磨刀不误砍柴工，观察了这么久，我们终于可以开心地敲代码了。

导入所需库

我们需要的库很简单：urllib和BeautifulSoup。

1 2	from urllib.request import urlopen from bs4 import BeautifulSoup

获取详情页地址

编写函数：

def getDetail(url):
    html = urlopen(url)
    bsObj = BeautifulSoup(html.read(), features="lxml")
    detailLst = bsObj.findAll("a", {"class": "wallpapers__link"})
    return ["https://wallpaperscraft.com" + i.attrs["href"] for i in detailLst]

bsObj.findAll("a", {"class": "wallpapers__link"})用于将含有详情页地址的元素放入列表detailLst中。

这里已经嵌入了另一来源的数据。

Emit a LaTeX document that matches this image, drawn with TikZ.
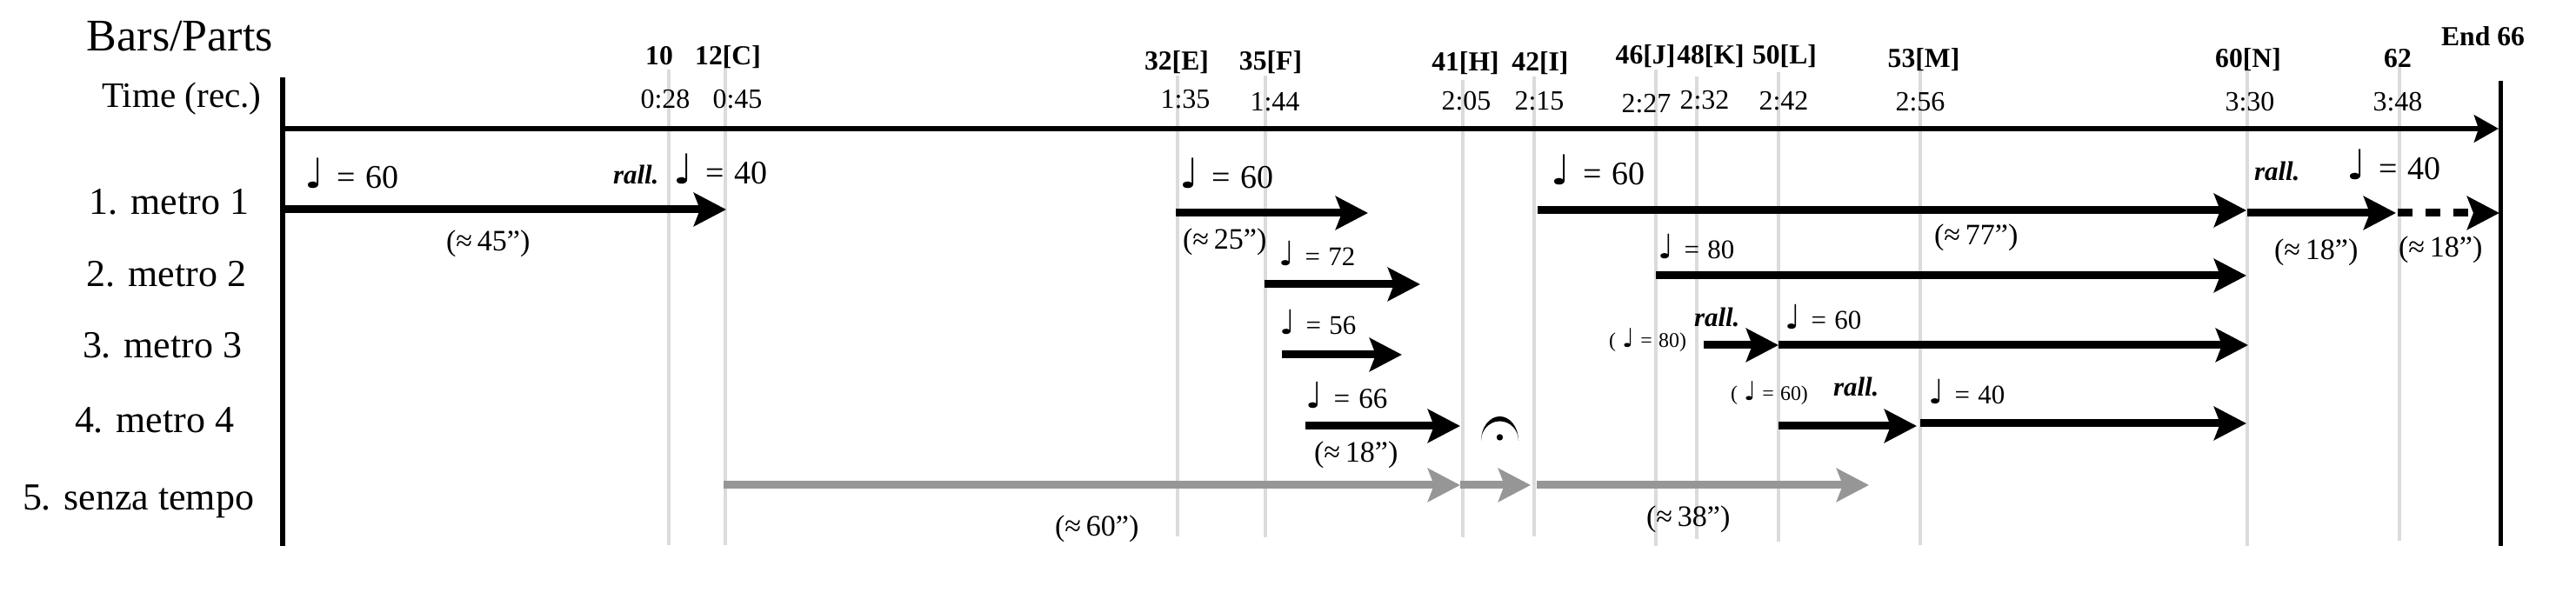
\documentclass[tikz,border=0pt]{standalone}
\usepackage{graphicx}
\usepackage{fontspec}
\setmainfont{Liberation Serif}
\newfontfamily\dv{DejaVu Sans}
\usetikzlibrary{arrows.meta}
\newcommand\qn{{\dv\scalebox{1.25}{♩}}}
\newcommand\fs[1]{\fontsize{#1}{#1}\selectfont}
\newcommand\tempo[1]{\qn\hspace{0.4em}=\hspace{0.3em}#1}
\newcommand\stempo[1]{(\hspace{0.3em}\qn\hspace{0.3em}=\hspace{0.3em}#1)}
\newcommand\dur[1]{(≈\,#1”)}
\begin{document}
\begin{tikzpicture}[x=0.01cm,y=-0.01cm,
  lbl/.style={inner sep=0,outer sep=0,anchor=base west},
  clbl/.style={inner sep=0,outer sep=0,anchor=base},
  title/.style={lbl,font=\fs{14.8pt}},
  hdr/.style={lbl,font=\fs{11.7pt}},
  rowlbl/.style={lbl,font=\fs{12.5pt}},
  barlbl/.style={clbl,font=\bfseries\fs{9pt}},
  timelbl/.style={clbl,font=\fs{9.1pt}},
  bigtempo/.style={lbl,font=\fs{10.8pt}},
  midtempo/.style={lbl,font=\fs{8.8pt}},
  smalltempo/.style={lbl,font=\fs{6.8pt}},
  rallmark/.style={lbl,font=\bfseries\itshape\fs{8.8pt}},
  durlbl/.style={lbl,font=\fs{9.7pt}},
  barline/.style={draw=black!14,line width=0.04cm},
  axisline/.style={draw=black,line width=0.06cm},
  blackarrow/.style={draw=black,line width=0.09cm,-{Stealth[length=0.37cm,width=0.38cm,inset=0.07cm]}},
  grayarrow/.style={blackarrow,draw=black!41},
  timearrow/.style={axisline,-{Stealth[length=0.28cm,width=0.31cm,inset=0.05cm]}}
]
\useasboundingbox (0,0) rectangle (2962,689);

% bar lines
\draw[barline] (769,80) -- (769,627);
\draw[barline] (834,55) -- (834,627);
\draw[barline] (1354,87) -- (1354,617);
\draw[barline] (1455,87) -- (1455,618);
\draw[barline] (1682,92) -- (1682,618);
\draw[barline] (1764,88) -- (1764,617);
\draw[barline] (1904,80) -- (1904,628);
\draw[barline] (1951,88) -- (1951,620);
\draw[barline] (2045,83) -- (2045,623);
\draw[barline] (2208,80) -- (2208,627);
\draw[barline] (2584,82) -- (2584,628);
\draw[barline] (2759,72) -- (2759,622);

% axes
\coordinate (axtop) at (325,89);
\coordinate (axbot) at (325,628);
\coordinate (endtop) at (2875,93);
\coordinate (endbot) at (2875,628);
\coordinate (ta0) at (325,148);
\coordinate (ta1) at (2873,148);
\draw[axisline] (axtop) -- (axbot);
\draw[draw=black,line width=0.05cm] (endtop) -- (endbot);
\draw[timearrow] (ta0) -- (ta1);

% metro 1
\coordinate (a1s) at (325,241);  \coordinate (a1e) at (835,241);
\coordinate (a2s) at (1352,245); \coordinate (a2e) at (1573,245);
\coordinate (a3s) at (1768,242); \coordinate (a3e) at (2583,242);
\coordinate (a4s) at (2584,245); \coordinate (a4e) at (2755,245);
\coordinate (a5s) at (2757,245); \coordinate (a5e) at (2874,245);
\draw[blackarrow] (a1s) -- (a1e);
\draw[blackarrow] (a2s) -- (a2e);
\draw[blackarrow] (a3s) -- (a3e);
\draw[blackarrow] (a4s) -- (a4e);
\draw[blackarrow,dash pattern=on 0.17cm off 0.15cm] (a5s) -- (a5e);

% metro 2
\coordinate (b1s) at (1454,327); \coordinate (b1e) at (1633,327);
\coordinate (b2s) at (1904,317); \coordinate (b2e) at (2583,317);
\draw[blackarrow] (b1s) -- (b1e);
\draw[blackarrow] (b2s) -- (b2e);

% metro 3
\coordinate (c1s) at (1474,408); \coordinate (c1e) at (1612,408);
\coordinate (c2s) at (1959,397); \coordinate (c2e) at (2045,397);
\coordinate (c3e) at (2585,397);
\draw[blackarrow] (c1s) -- (c1e);
\draw[blackarrow] (c2s) -- (c2e);
\draw[blackarrow] (c2e) -- (c3e);

% metro 4
\coordinate (d1s) at (1501,490); \coordinate (d1e) at (1679,490);
\coordinate (d2s) at (2045,490); \coordinate (d2e) at (2204,490);
\coordinate (d3s) at (2208,487); \coordinate (d3e) at (2583,487);
\draw[blackarrow] (d1s) -- (d1e);
\draw[blackarrow] (d2s) -- (d2e);
\draw[blackarrow] (d3s) -- (d3e);

% senza tempo
\coordinate (g1s) at (832,558); \coordinate (g1e) at (1679,558);
\coordinate (g2e) at (1760,558);
\coordinate (g3s) at (1767,558); \coordinate (g3e) at (2149,558);
\draw[grayarrow] (g1s) -- (g1e);
\draw[grayarrow] (g1e) -- (g2e);
\draw[grayarrow] (g3s) -- (g3e);

% fermata
\fill (1703,507) arc[start angle=180,end angle=0,x radius=0.215cm,y radius=0.28cm]
  arc[start angle=0,end angle=180,x radius=0.215cm,y radius=0.225cm] -- cycle;
\fill (1724.5,503) circle[radius=0.037cm];

% headings
\node[title] (title) at (100,59) {Bars/Parts};
\node[hdr] (timehdr) at (117,124) {Time (rec.)};
\node[rowlbl] (r1) at (103,247) {1. metro 1};
\node[rowlbl] (r2) at (100,330) {2. metro 2};
\node[rowlbl] (r3) at (95,412) {3. metro 3};
\node[rowlbl] (r4) at (86,498) {4. metro 4};
\node[rowlbl] (r5) at (26,587) {5. senza tempo};

% bar labels
\node[barlbl] (l10) at (758,75) {10};
\node[barlbl] (l12) at (837,75) {12[C]};
\node[barlbl] (l32) at (1353,81) {32[E]};
\node[barlbl] (l35) at (1461,81) {35[F]};
\node[barlbl] (l41) at (1685,82) {41[H]};
\node[barlbl] (l42) at (1771,82) {42[I]};
\node[barlbl] (l46) at (1892,74) {46[J]};
\node[barlbl] (l48) at (1967,74) {48[K]};
\node[barlbl] (l50) at (2052,74) {50[L]};
\node[barlbl] (l53) at (2212,78) {53[M]};
\node[barlbl] (l60) at (2585,78) {60[N]};
\node[barlbl] (l62) at (2757,78) {62};
\node[barlbl] (lend) at (2855,53) {End 66};

% time labels
\node[timelbl] (t028) at (765,125) {0:28};
\node[timelbl] (t045) at (848,125) {0:45};
\node[timelbl] (t135) at (1363,125) {1:35};
\node[timelbl] (t144) at (1466,128) {1:44};
\node[timelbl] (t205) at (1686,127) {2:05};
\node[timelbl] (t215) at (1770,127) {2:15};
\node[timelbl] (t227) at (1893,130) {2:27};
\node[timelbl] (t232) at (1960,126) {2:32};
\node[timelbl] (t242) at (2051,127) {2:42};
\node[timelbl] (t256) at (2208,128) {2:56};
\node[timelbl] (t330) at (2587,128) {3:30};
\node[timelbl] (t348) at (2757,128) {3:48};

% tempo marks, metro 1
\node[bigtempo] (m1a) at (350,217) {\tempo{60}};
\node[rallmark] (m1r) at (705,212) {rall.};
\node[bigtempo] (m1b) at (774,212) {\tempo{40}};
\node[bigtempo] (m1c) at (1356,217) {\tempo{60}};
\node[bigtempo] (m1d) at (1783,213) {\tempo{60}};
\node[rallmark] (m1r2) at (2592,208) {rall.};
\node[bigtempo] (m1e) at (2698,207) {\tempo{40}};

% metro 2-4
\node[midtempo] (m2a) at (1470,306) {\tempo{72}};
\node[midtempo] (m2b) at (1906,298) {\tempo{80}};
\node[midtempo] (m3a) at (1471,385) {\tempo{56}};
\node[smalltempo] (m3s) at (1850,400) {\stempo{80}};
\node[rallmark] (m3r) at (1948,376) {rall.};
\node[midtempo] (m3b) at (2052,379) {\tempo{60}};
\node[lbl,font=\fs{9.4pt}] (m4a) at (1501,470) {\tempo{66}};
\node[smalltempo] (m4s) at (1990,461) {\stempo{60}};
\node[rallmark] (m4r) at (2108,456) {rall.};
\node[midtempo] (m4b) at (2217,465) {\tempo{40}};

% durations
\node[durlbl] (d45) at (513,289) {\dur{45}};
\node[durlbl] (d25) at (1360,287) {\dur{25}};
\node[durlbl] (d77) at (2224,282) {\dur{77}};
\node[durlbl] (d18a) at (2615,299) {\dur{18}};
\node[durlbl] (d18b) at (2758,296) {\dur{18}};
\node[durlbl] (d18c) at (1511,532) {\dur{18}};
\node[durlbl] (d60) at (1213,617) {\dur{60}};
\node[durlbl] (d38) at (1893,606) {\dur{38}};
\end{tikzpicture}
\end{document}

标签对象的href属性是我们所需要的详情页地址，我们通过.attrs["href"]来获取，最后加上前缀"https://wallpaperscraft.com"将完整地址返回。

从详情页中获取全尺寸图片地址

def getImg(url):
    html = urlopen(url)
    bsObj = BeautifulSoup(html.read(), features="lxml")
    imgUrl = bsObj.findAll("img", {"class": "wallpaper__image"})[0].attrs["src"]
    return imgUrl, imgUrl.split("/")[-1]

同上一部分理，我们只需稍作修改。

用imgUrl.split("/")[-1]返回下载图片的名称（包含后缀）。

下载图片

现在万事具备，下载图片就很简单了：

只需要：

1	from urllib.request import urlretrieve

先下载一张图片试试：

m, n = getImg("https://wallpaperscraft.com/download/girl_smile_fish_1005833/3840x2400")
print("Downloading:", n)
urlretrieve(m, n)
print("Done.")

收官：批量爬虫

使用循环，这一切就简单多了：

一共52页，我们也没必要全下载。下个10页就差不多了。

for num in range(1, 11):
    try:
        target = f"https://wallpaperscraft.com/catalog/anime/3840x2400/page{num}"
        detailLst = getDetail(target)
        print("\033[91mDownloading from:\033[0m", target)
        for details in detailLst:
            address, name = getImg(details)
            print("Downloading:", name)
            urlretrieve(address, "downloaded\\" + name)
            print("Done.")
    except:
        pass